> [GIVEN EXERCISE]: Among the lines below, list those containing the string "with".

[Data entries]
_____
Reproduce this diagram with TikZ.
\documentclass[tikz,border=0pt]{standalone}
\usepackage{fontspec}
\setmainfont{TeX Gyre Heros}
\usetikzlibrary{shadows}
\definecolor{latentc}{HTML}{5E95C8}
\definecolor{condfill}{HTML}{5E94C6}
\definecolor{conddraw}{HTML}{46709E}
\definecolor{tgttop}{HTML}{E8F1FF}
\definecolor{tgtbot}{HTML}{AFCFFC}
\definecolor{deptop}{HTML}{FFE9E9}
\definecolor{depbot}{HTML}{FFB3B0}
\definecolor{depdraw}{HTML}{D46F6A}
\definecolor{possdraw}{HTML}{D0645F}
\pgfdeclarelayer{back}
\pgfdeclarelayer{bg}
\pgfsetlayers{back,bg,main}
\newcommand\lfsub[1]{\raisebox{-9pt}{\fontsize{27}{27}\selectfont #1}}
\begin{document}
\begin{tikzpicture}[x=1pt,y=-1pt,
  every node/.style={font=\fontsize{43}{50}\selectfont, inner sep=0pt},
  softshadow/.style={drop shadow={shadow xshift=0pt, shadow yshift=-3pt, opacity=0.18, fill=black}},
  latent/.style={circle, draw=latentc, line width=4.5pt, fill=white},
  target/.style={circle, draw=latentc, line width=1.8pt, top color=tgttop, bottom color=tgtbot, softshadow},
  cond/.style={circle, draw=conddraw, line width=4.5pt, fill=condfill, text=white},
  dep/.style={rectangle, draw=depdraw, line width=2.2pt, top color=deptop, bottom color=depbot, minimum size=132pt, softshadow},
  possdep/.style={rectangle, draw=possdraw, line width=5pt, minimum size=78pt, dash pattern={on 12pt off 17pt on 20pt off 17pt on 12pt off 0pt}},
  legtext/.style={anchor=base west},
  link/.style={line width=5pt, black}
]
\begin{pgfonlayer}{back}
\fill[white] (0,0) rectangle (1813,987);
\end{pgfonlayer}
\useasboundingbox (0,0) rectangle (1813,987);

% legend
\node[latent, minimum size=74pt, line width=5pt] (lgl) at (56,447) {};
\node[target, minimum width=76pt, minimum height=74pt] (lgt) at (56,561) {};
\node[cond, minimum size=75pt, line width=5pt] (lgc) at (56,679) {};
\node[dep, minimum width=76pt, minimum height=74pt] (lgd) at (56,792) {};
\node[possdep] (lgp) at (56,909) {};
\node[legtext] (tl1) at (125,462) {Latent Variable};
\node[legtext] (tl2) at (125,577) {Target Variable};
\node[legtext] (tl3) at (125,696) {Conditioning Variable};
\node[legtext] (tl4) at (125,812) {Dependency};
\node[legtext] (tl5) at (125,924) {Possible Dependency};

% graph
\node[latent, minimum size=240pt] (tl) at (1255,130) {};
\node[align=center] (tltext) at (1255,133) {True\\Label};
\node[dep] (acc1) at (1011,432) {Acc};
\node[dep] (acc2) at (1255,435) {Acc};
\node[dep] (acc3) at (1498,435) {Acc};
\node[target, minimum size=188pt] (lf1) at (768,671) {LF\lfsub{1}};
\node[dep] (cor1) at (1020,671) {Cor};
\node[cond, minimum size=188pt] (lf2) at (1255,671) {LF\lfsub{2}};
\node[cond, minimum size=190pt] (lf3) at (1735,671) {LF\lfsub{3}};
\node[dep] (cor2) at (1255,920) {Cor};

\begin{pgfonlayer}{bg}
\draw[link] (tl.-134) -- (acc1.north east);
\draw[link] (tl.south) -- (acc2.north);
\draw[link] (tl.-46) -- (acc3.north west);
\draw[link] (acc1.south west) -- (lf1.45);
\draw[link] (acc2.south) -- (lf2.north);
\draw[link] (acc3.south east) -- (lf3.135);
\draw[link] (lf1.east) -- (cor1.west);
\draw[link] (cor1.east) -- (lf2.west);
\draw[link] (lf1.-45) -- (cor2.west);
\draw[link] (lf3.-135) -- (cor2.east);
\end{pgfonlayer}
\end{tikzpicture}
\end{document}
_____
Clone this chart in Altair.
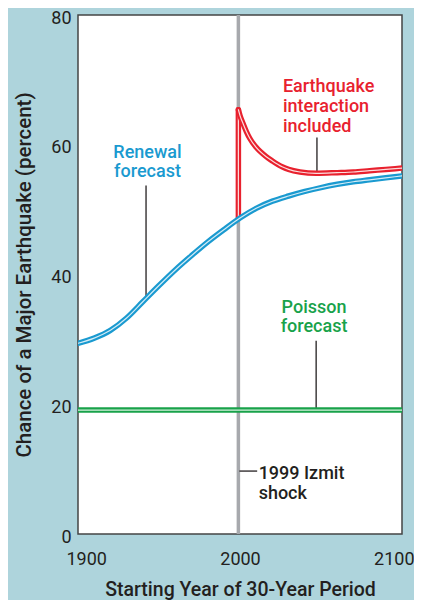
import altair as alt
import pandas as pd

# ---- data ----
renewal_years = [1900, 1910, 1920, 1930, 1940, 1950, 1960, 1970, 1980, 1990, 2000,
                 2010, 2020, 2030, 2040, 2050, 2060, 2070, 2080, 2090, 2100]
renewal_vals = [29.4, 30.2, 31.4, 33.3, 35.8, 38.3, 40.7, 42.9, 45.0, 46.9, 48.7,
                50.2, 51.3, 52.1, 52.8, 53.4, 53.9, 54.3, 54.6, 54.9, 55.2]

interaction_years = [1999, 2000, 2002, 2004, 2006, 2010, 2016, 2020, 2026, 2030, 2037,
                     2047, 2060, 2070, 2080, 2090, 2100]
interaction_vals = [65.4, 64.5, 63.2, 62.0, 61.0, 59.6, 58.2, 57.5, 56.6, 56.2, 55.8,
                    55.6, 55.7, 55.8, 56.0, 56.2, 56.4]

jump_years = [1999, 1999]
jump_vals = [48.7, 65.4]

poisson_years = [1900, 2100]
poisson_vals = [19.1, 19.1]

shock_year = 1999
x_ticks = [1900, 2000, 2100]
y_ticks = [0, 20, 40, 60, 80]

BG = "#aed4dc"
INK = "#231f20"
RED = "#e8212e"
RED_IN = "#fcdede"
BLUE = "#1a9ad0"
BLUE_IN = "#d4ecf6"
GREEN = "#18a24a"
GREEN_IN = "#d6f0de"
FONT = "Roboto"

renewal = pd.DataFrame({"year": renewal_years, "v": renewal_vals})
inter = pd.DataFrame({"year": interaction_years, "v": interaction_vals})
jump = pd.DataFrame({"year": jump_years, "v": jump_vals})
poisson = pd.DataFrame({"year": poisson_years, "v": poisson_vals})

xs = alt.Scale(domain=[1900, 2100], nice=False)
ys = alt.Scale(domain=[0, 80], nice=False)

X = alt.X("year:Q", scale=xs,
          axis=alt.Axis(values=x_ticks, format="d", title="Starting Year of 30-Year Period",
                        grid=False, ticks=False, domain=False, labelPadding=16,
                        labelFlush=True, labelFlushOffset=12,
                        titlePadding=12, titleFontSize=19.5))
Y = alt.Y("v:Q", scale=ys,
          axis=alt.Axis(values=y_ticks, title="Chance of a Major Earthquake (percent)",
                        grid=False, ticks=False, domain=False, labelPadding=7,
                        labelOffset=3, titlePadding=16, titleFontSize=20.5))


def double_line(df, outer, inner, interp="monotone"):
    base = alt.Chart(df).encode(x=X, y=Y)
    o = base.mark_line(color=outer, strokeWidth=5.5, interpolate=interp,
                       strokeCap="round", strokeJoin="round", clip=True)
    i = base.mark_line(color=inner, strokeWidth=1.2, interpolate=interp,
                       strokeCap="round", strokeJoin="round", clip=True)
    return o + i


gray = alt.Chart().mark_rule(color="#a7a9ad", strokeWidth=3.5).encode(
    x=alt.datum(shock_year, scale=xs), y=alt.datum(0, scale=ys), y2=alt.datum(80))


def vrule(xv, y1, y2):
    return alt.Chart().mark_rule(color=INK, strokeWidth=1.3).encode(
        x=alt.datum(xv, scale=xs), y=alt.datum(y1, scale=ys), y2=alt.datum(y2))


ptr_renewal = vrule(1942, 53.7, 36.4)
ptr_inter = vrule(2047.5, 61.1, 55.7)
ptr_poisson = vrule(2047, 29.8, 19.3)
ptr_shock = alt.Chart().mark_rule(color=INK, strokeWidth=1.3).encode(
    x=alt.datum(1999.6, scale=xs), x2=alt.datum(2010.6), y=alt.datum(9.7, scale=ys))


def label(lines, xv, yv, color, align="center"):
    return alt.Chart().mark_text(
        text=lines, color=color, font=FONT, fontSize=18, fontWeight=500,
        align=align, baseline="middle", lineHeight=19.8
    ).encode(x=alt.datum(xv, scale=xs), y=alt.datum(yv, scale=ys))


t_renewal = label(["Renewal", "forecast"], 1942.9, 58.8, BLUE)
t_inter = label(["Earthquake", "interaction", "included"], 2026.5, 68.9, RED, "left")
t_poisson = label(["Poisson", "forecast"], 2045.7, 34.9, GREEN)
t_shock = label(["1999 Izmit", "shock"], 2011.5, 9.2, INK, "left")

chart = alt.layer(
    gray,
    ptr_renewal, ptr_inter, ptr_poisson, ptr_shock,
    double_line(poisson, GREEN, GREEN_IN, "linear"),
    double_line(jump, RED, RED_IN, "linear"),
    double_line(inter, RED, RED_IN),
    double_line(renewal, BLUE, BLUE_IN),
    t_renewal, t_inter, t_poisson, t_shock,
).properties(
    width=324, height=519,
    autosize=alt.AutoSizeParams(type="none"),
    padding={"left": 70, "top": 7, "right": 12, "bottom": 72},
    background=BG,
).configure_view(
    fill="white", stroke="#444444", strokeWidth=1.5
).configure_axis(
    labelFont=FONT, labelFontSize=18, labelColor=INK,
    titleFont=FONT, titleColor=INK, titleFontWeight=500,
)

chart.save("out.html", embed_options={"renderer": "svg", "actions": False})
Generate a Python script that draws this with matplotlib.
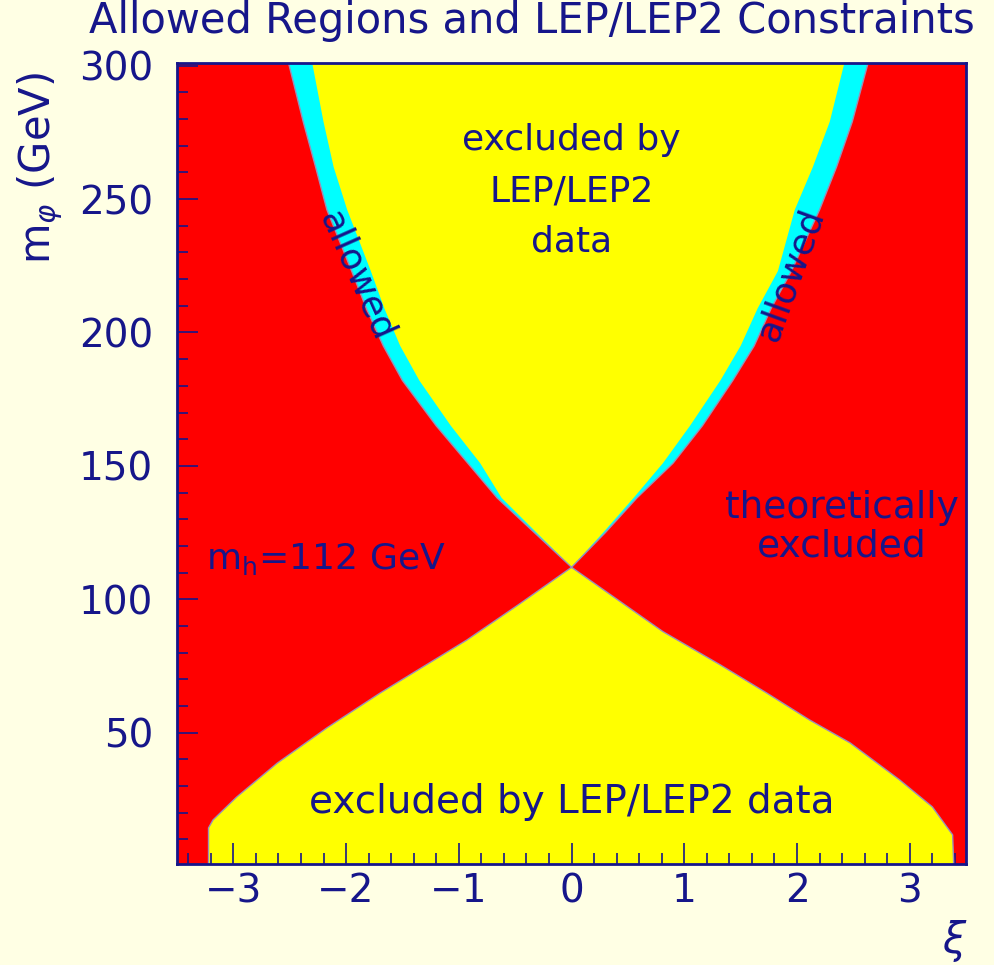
_____
> [SOLUTION TO THIS PROBLEM]:
Reproduce this diagram with TikZ.
Generate a Python script that draws this with matplotlib.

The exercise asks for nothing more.